И напряженность достигла своего пика, когда профсоюз затеял переговоры по поводу нового контракта. Ежегодный рост прожиточного минимума за счет почасовой оплаты, лучшие медицинские услуги, распространение оплаты за мастерство на большее количество выполненных заданий, оплата праздничных программ — вот некоторые из требований профсоюза. Ограниченный рост без увеличения почасовой оплаты в течение следующих пяти лет, урезание медицинских услуг, сужение круга работ, признанных мастерством, и отказ в оплате праздничных программ — таков был ответ руководства. Обе стороны отказались от арбитражного суда, решили занять выжидательную позицию. Срок забастовки был установлен профсоюзом. Последний срок, до которого можно бастовать, установила компания. Когда сроки максимально приблизились, а никакого движения не произошло, и те и другие обнародовали свои разногласия.
Все переговоры освещались телевидением и радио, там же обсуждались всевозможные преступления той и другой стороны. Надо ли говорить, что вскоре стороны перестали общаться друг с другом совершенно.
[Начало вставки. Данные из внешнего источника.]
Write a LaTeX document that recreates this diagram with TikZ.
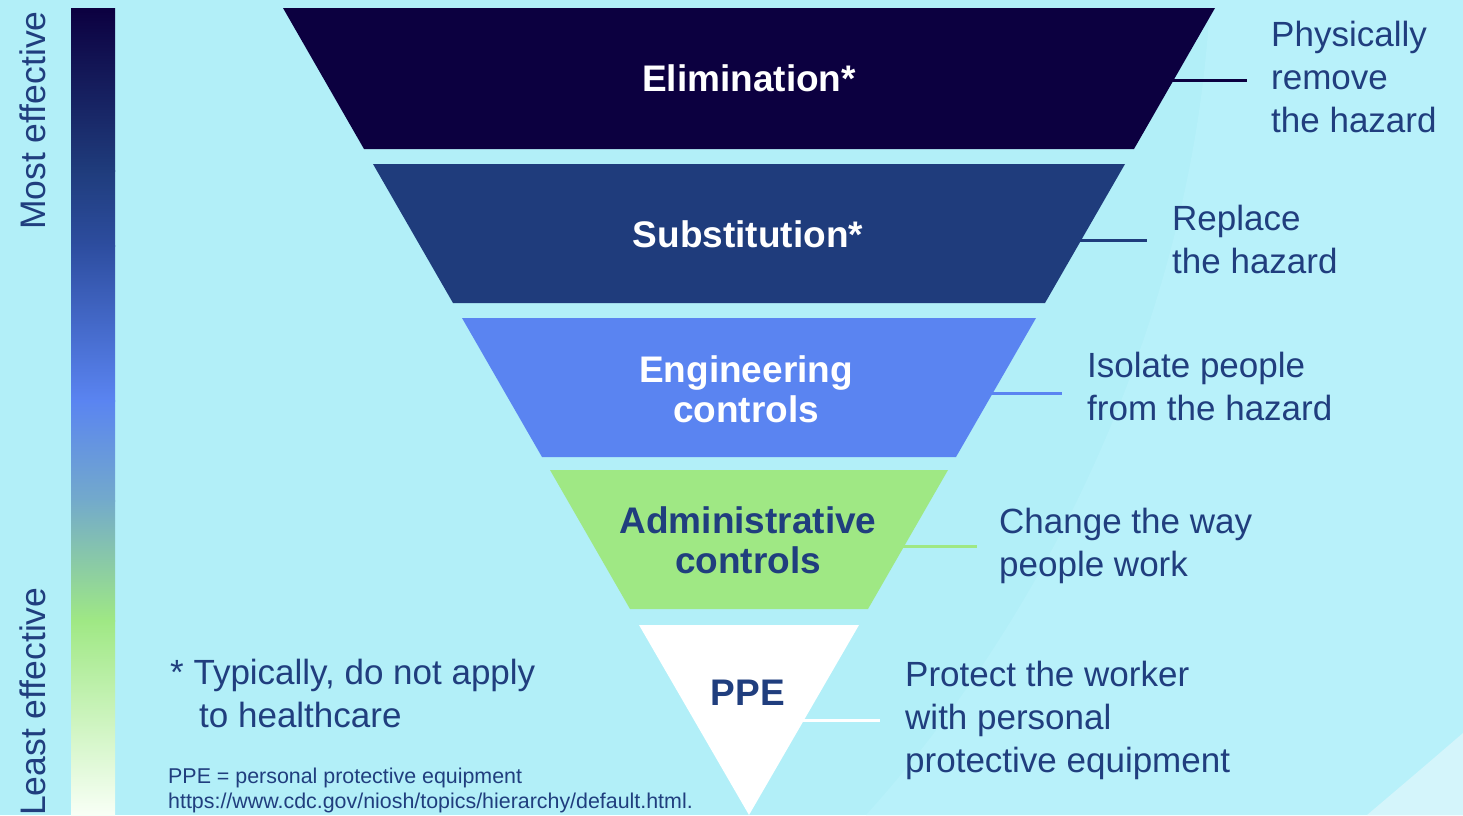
\documentclass[tikz,border=0pt]{standalone}
\usepackage{fontspec}
\setmainfont{Liberation Sans}
\usetikzlibrary{positioning}

\definecolor{bgcyan}{HTML}{B2EFF8}
\definecolor{bglight}{HTML}{B8F1FA}
\definecolor{bgcorner}{HTML}{D4F5FB}
\definecolor{navytext}{HTML}{203E7E}
\definecolor{elimcol}{HTML}{0C0040}
\definecolor{substcol}{HTML}{1F3C7C}
\definecolor{engcol}{HTML}{5A84F1}
\definecolor{admincol}{HTML}{9FE884}
\definecolor{ppecol}{HTML}{FFFFFF}

\tikzset{
  layerlabel/.style={align=center, inner sep=0pt,
    font=\fontsize{37}{40}\selectfont\bfseries},
  sidetext/.style={anchor=base west, align=left, inner sep=0pt, text=navytext,
    font=\fontsize{35}{43}\selectfont},
  tie/.style={line width=3pt},
}

\begin{document}
\begin{tikzpicture}[x=1pt,y=-1pt]
    % Background
    \fill[bgcyan] (0,0) rectangle (1463,815);
    \fill[bglight] (1210,0) .. controls (1195,300) and (1060,600) .. (866,815)
        -- (1463,815) -- (1463,0) -- cycle;
    \fill[bgcorner] (1463,733) .. controls (1420,770) .. (1367,815)
        -- (1463,815) -- cycle;
    \useasboundingbox (0,0) rectangle (1463,815);

    % Effectiveness bar
    \shade[top color=elimcol, bottom color=substcol] (71,8) rectangle (115,171);
    \shade[top color=substcol, bottom color={rgb,255:red,45;green,77;blue,159}] (71,170) rectangle (115,246);
    \shade[top color={rgb,255:red,45;green,77;blue,159}, bottom color=engcol] (71,245) rectangle (115,401);
    \shade[top color=engcol, bottom color={rgb,255:red,115;green,170;blue,203}] (71,400) rectangle (115,501);
    \shade[top color={rgb,255:red,115;green,170;blue,203}, bottom color=admincol] (71,500) rectangle (115,621);
    \shade[top color=admincol, bottom color={rgb,255:red,248;green,255;blue,246}] (71,620) rectangle (115,815);
    \node[sidetext, rotate=90, font=\fontsize{35.5}{40}\selectfont] (most) at (45,230) {Most effective};
    \node[sidetext, rotate=90, font=\fontsize{35.5}{40}\selectfont] (least) at (45,816) {Least effective};

    % Layers
    \fill[elimcol] (283,8) -- (1215,8) -- (1134,149) -- (364,149) -- cycle;
    \fill[substcol] (373,164) -- (1125,164) -- (1045,303) -- (453,303) -- cycle;
    \fill[engcol] (462,318) -- (1036,318) -- (956,457) -- (542,457) -- cycle;
    \fill[admincol] (550,470) -- (948,470) -- (868,609) -- (630,609) -- cycle;
    \fill[ppecol] (639,625) -- (859,625) -- (749,815) -- cycle;

    \node[layerlabel, text=white] (elim) at (749,78) {Elimination*};
    \node[layerlabel, text=white] (subst) at (748,234) {Substitution*};
    \node[layerlabel, text=white] (eng) at (746,389) {Engineering\\controls};
    \node[layerlabel, text=navytext] (admin) at (748,540) {Administrative\\controls};
    \node[layerlabel, text=navytext] (ppe) at (748,693) {PPE};

    % Descriptions (anchored on the last line)
    \node[sidetext] (elimTxt) at (1271,132) {Physically\\remove\\the hazard};
    \node[sidetext] (substTxt) at (1172,273) {Replace\\the hazard};
    \node[sidetext] (engTxt) at (1087,420) {Isolate people\\from the hazard};
    \node[sidetext] (adminTxt) at (999,576) {Change the way\\people work};
    \node[sidetext] (ppeTxt) at (905,772) {Protect the worker\\with personal\\protective equipment};

    % Ties
    \coordinate (elimEdge) at (1172,80);   \coordinate (elimEnd) at (1247,80);
    \coordinate (substEdge) at (1080,240); \coordinate (substEnd) at (1147,240);
    \coordinate (engEdge) at (992,393);    \coordinate (engEnd) at (1062,393);
    \coordinate (adminEdge) at (903,546);  \coordinate (adminEnd) at (977,546);
    \coordinate (ppeEdge) at (803,720);    \coordinate (ppeEnd) at (880,720);
    \draw[tie, elimcol] (elimEdge) -- (elimEnd);
    \draw[tie, substcol] (substEdge) -- (substEnd);
    \draw[tie, engcol] (engEdge) -- (engEnd);
    \draw[tie, admincol] (adminEdge) -- (adminEnd);
    \draw[tie, ppecol] (ppeEdge) -- (ppeEnd);

    % Notes
    \node[sidetext] (note) at (170,727) {* Typically, do not apply\\\hspace*{29pt}to healthcare};
    \node[sidetext, font=\fontsize{21.4}{25}\selectfont] (source) at (168,808)
        {PPE = personal protective equipment\\https://www.cdc.gov/niosh/topics/hierarchy/default.html.};
\end{tikzpicture}
\end{document}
В течение ста семи дней профсоюз боролся за четырнадцатидюймовую и проволочную сталь. Потом забастовка включила еще и двадцатичетырехдюймовку и двенадцатидюймовку — и все это компания отклонила. Вначале это никого не беспокоило. И прежде бывали забастовки, и всегда все разрешалось само собой. Кроме того, была весна, а с наступлением тепла все чувствовали себя полными сил и обновленными. Но прошел месяц, и ничего не изменилось. По распоряжению мэра Хоупуэлла и губернатора штата Иллинойс было велено начать примирение, но не вышло. Несколько уродливых инцидентов у линии пикета только подогрели недобрые чувства. Сейчас уже эффект забастовки ощущался всеми — маленькие компании, ведшие дела с компанией или использовавшие ее продукты, продавцы, надеявшиеся на деньги, которые могли заработать уволенные с завода, профессионалы, чьи клиенты относились к руководству или профсоюзу. Все начали выбирать, чью сторону занять.